Monday, January 30, 2017

A New Batch Of Black History Books

I've been busy pulling books at school to display in February for Black History month.  This collection of books keeps growing as each year new titles are published.  

I've added five to my own personal collection as well: 

Hidden Figures: The Young Readers' Edition by Margot Lee Shetterly - I feel like everywhere I look right now I see Hidden Figures. I went to the movie last weekend and loved it.  A few months before that, I read the adult version of Hidden Figures and participated in a blog tour (you can read my review here). I thoroughly enjoyed learning about the contributions that African American women made to our space program (I also loved the book Rocket Girls which showcases the accomplishments of white women to the space race as well).

Freedom Over Me by Ashley Bryan - this book has received numerous awards this past week at the ALA Midwinter Conference and for good reason.  Ashley Bryan acquired some documents about slaves that she turned into a book about eleven slaves and their stories. The pictures are beautiful, depicting the pictures of each of the eleven slaves along with a poem about them.
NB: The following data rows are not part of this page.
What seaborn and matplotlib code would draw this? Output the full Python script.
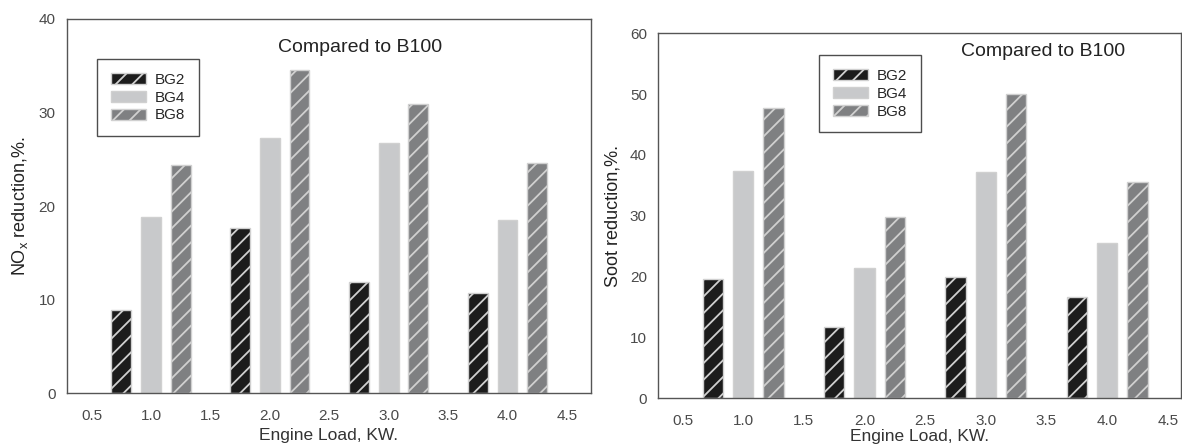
import numpy as np
import pandas as pd
import matplotlib
matplotlib.use("Agg")
import matplotlib.pyplot as plt
import seaborn as sns

loads = [1.0, 2.0, 3.0, 4.0]
blends = ["BG2", "BG4", "BG8"]
nox_bg2 = [8.9, 17.7, 11.9, 10.7]
nox_bg4 = [18.8, 27.3, 26.8, 18.5]
nox_bg8 = [24.4, 34.6, 30.9, 24.6]
soot_bg2 = [19.6, 11.7, 19.9, 16.6]
soot_bg4 = [37.4, 21.4, 37.2, 25.5]
soot_bg8 = [47.8, 29.8, 50.0, 35.6]
x_ticks = [0.5, 1.0, 1.5, 2.0, 2.5, 3.0, 3.5, 4.0, 4.5]

sns.set_theme(style="white")
plt.rcParams['font.family'] = ['Liberation Sans', 'DejaVu Sans']
plt.rcParams['mathtext.fontset'] = 'custom'
plt.rcParams['mathtext.rm'] = 'Liberation Sans'
plt.rcParams['mathtext.it'] = 'Liberation Sans'
plt.rcParams['hatch.linewidth'] = 1.3

def long_df(a, b, c):
    rows = []
    for name, vals in zip(blends, [a, b, c]):
        for l, v in zip(loads, vals):
            rows.append({"load": l, "value": v, "blend": name})
    return pd.DataFrame(rows)

df_nox = long_df(nox_bg2, nox_bg4, nox_bg8)
df_soot = long_df(soot_bg2, soot_bg4, soot_bg8)

fills = ["#1c1c1c", "#c8c9cb", "#7f8082"]
hatches = ["//", "", "//"]
edge = "#d0d0d0"
tick_col = "#4a4a4a"
spine_col = "#555555"

fig = plt.figure(figsize=(11.82, 4.48), dpi=100)
ax1 = fig.add_axes([0.0564, 0.122, 0.4433, 0.8356])
ax2 = fig.add_axes([0.5567, 0.111, 0.4425, 0.8146])

def draw(ax, df, ylim, yticks, ylabel, xlim, leg_anchor, title_pos, xpad):
    sns.barplot(data=df, x="load", y="value", hue="blend", native_scale=True,
                width=0.75, gap=0.33, palette=fills, edgecolor=edge, linewidth=1.0,
                errorbar=None, legend=False, ax=ax)
    for cont, h in zip(ax.containers, hatches):
        for p in cont.patches:
            p.set_hatch(h)
    ax.set_xlim(*xlim)
    ax.set_ylim(*ylim)
    ax.set_xticks(x_ticks)
    ax.set_xticklabels([f"{t:.1f}" for t in x_ticks])
    ax.set_yticks(yticks)
    ax.tick_params(axis="both", direction="out", length=4, width=1,
                   color=spine_col, labelcolor=tick_col, labelsize=11, pad=4)
    ax.tick_params(axis="x", pad=7)
    for s in ax.spines.values():
        s.set_color(spine_col)
        s.set_linewidth(1.0)
    ax.set_xlabel("Engine Load, KW.", fontsize=12.5, color="#333333", labelpad=xpad)
    ax.set_ylabel(ylabel, fontsize=13, color="#222222", labelpad=6)
    leg = ax.legend(handles=ax.containers, labels=blends, loc="upper left",
                    bbox_to_anchor=leg_anchor, borderaxespad=0, fontsize=11,
                    frameon=True, fancybox=False, handlelength=2.3, handleheight=0.75,
                    labelspacing=0.25, handletextpad=0.6, borderpad=0.9)
    leg.get_frame().set_edgecolor("#222222")
    leg.get_frame().set_linewidth(1.0)
    ax.text(title_pos[0], title_pos[1], "Compared to B100", transform=ax.transAxes,
            ha="center", va="center", fontsize=14, color="#222222")

draw(ax1, df_nox, (0, 40), [0, 10, 20, 30, 40], r"NO$_\mathregular{x}$ reduction,%.",
     (0.29, 4.70), (0.058, 0.893), (0.56, 0.925), 4)
draw(ax2, df_soot, (0, 60), [0, 10, 20, 30, 40, 50, 60], "Soot reduction,%.",
     (0.297, 4.61), (0.308, 0.940), (0.736, 0.949), 1)

fig.savefig("out.png", dpi=100)
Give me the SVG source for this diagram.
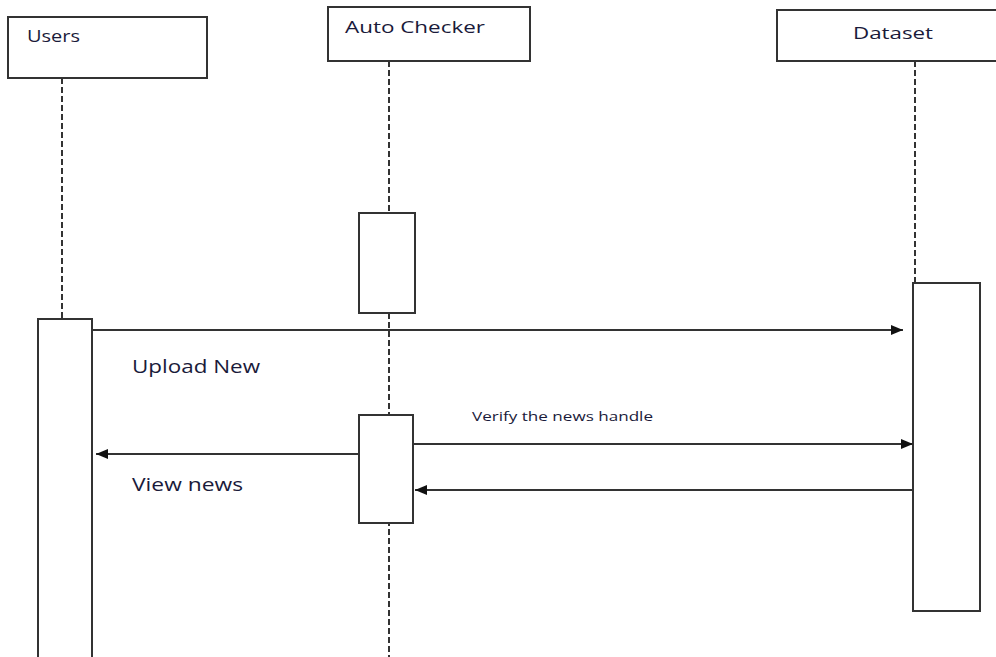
<svg xmlns="http://www.w3.org/2000/svg" width="996" height="657" viewBox="0 0 996 657">
<defs>
<marker id="ah" markerWidth="12" markerHeight="10" refX="12" refY="5" orient="auto" markerUnits="userSpaceOnUse">
<path d="M0,0 L12,5 L0,10 Z" fill="#111"/>
</marker>
<style>
.box{fill:#fff;stroke:#333;stroke-width:2}
.life{stroke:#333;stroke-width:2;stroke-dasharray:6,3;fill:none}
.msg{stroke:#333;stroke-width:2;fill:none;marker-end:url(#ah)}
text{font-family:"Open Sans","Noto Sans",sans-serif;fill:#1a1a3a}
</style>
</defs>
<rect width="996" height="657" fill="#fff"/>
<g id="lifelines">
<line class="life" x1="62" y1="78" x2="62" y2="319"/>
<line class="life" x1="389" y1="61" x2="389" y2="657"/>
<line class="life" x1="915" y1="61" x2="915" y2="283"/>
</g>
<g id="users">
<rect class="box" x="8" y="17" width="199" height="61"/>
<text x="27" y="42" font-size="16" textLength="53" lengthAdjust="spacingAndGlyphs">Users</text>
</g>
<g id="autochecker">
<rect class="box" x="328" y="7" width="202" height="54"/>
<text x="345" y="33" font-size="17" textLength="140" lengthAdjust="spacingAndGlyphs">Auto Checker</text>
</g>
<g id="dataset">
<rect class="box" x="777" y="10" width="221" height="51"/>
<text x="853" y="39" font-size="16" textLength="80" lengthAdjust="spacingAndGlyphs">Dataset</text>
</g>
<g id="act-auto-1"><rect class="box" x="359" y="213" width="56" height="100"/></g>
<g id="act-dataset"><rect class="box" x="913" y="283" width="67" height="328"/></g>
<g id="act-users"><rect class="box" x="38" y="319" width="54" height="340"/></g>
<g id="act-auto-2"><rect class="box" x="359" y="415" width="54" height="108"/></g>
<g id="connectors">
<line class="msg" x1="92" y1="330" x2="903" y2="330"/>
<line class="msg" x1="413" y1="444" x2="913" y2="444"/>
<line class="msg" x1="913" y1="490" x2="415" y2="490"/>
<line class="msg" x1="359" y1="454" x2="96" y2="454"/>
</g>
<g id="labels">
<text x="132" y="373" font-size="18" textLength="128" lengthAdjust="spacingAndGlyphs">Upload New</text>
<text x="472" y="421" font-size="13" textLength="181" lengthAdjust="spacingAndGlyphs">Verify the news handle</text>
<text x="132" y="491" font-size="18" textLength="111" lengthAdjust="spacingAndGlyphs">View news</text>
</g>
</svg>
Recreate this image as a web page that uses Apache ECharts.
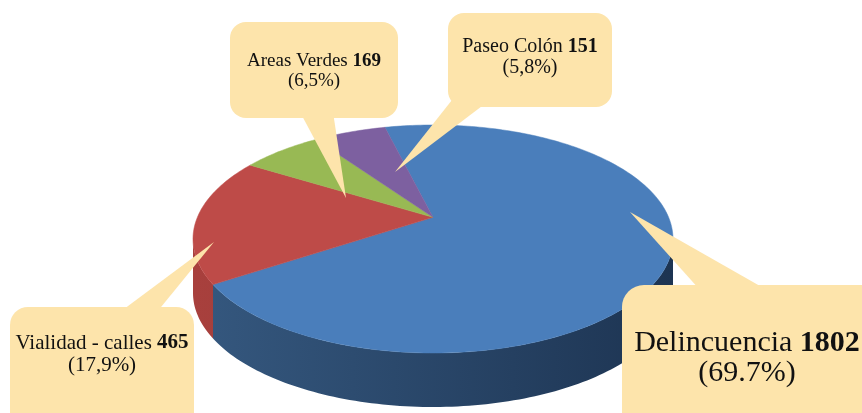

Perhaps the most eye-opening, jarring item in the book is the price that accompanies each picture, showing the worth that the white man bestowed upon them.  I can think of so many uses for this book and can't wait to press it into the hands of teachers.

Muhammad Ali: A Champion is Born by Gene Barretta - This biography begins with Cassius Clay as an adult making a name for himself in boxing.  As the book continues, it moves back in time to his childhood sharing how he decided to take up boxing and achieve success.  This title also highlights Ali's goal of becoming a role model for people who were treated unfairly because of the color of their skin.

My Name Is James Madison Hemings by Jonah Winter and Terry Widener - told in the perspective of James Madison Hemings writing as an old man, he shares what it was like growing up as a slave, knowing that his father was Thomas Jefferson, an important man who would not/could not openly claim him as his own child.  Although Jefferson did free James Madison and three of his siblngs, his life was vastly different than that of Jefferson's white children.  I loved this book and the historical note at book's end provides a greater glimpse into this part of history.

Frederick Douglass: The Lion Who Wrote History by Walter Dean Myers - Myers' picture book biography provides a fantastic look at Frederick Douglass and his role in helping African Americans.  He was a great speaker who loved books (which of course is something I find important) and believed that reading was a ticket to freedom. This is a great book with a fair amount of text; my recommendation would be for readers grade 3 and up.

Thanks to HarperCollins Publishers for providing a copy of Frederick Douglass, Muhammad Ali, and Hidden Figures for my review.  All opinions expressed are, as always, my own.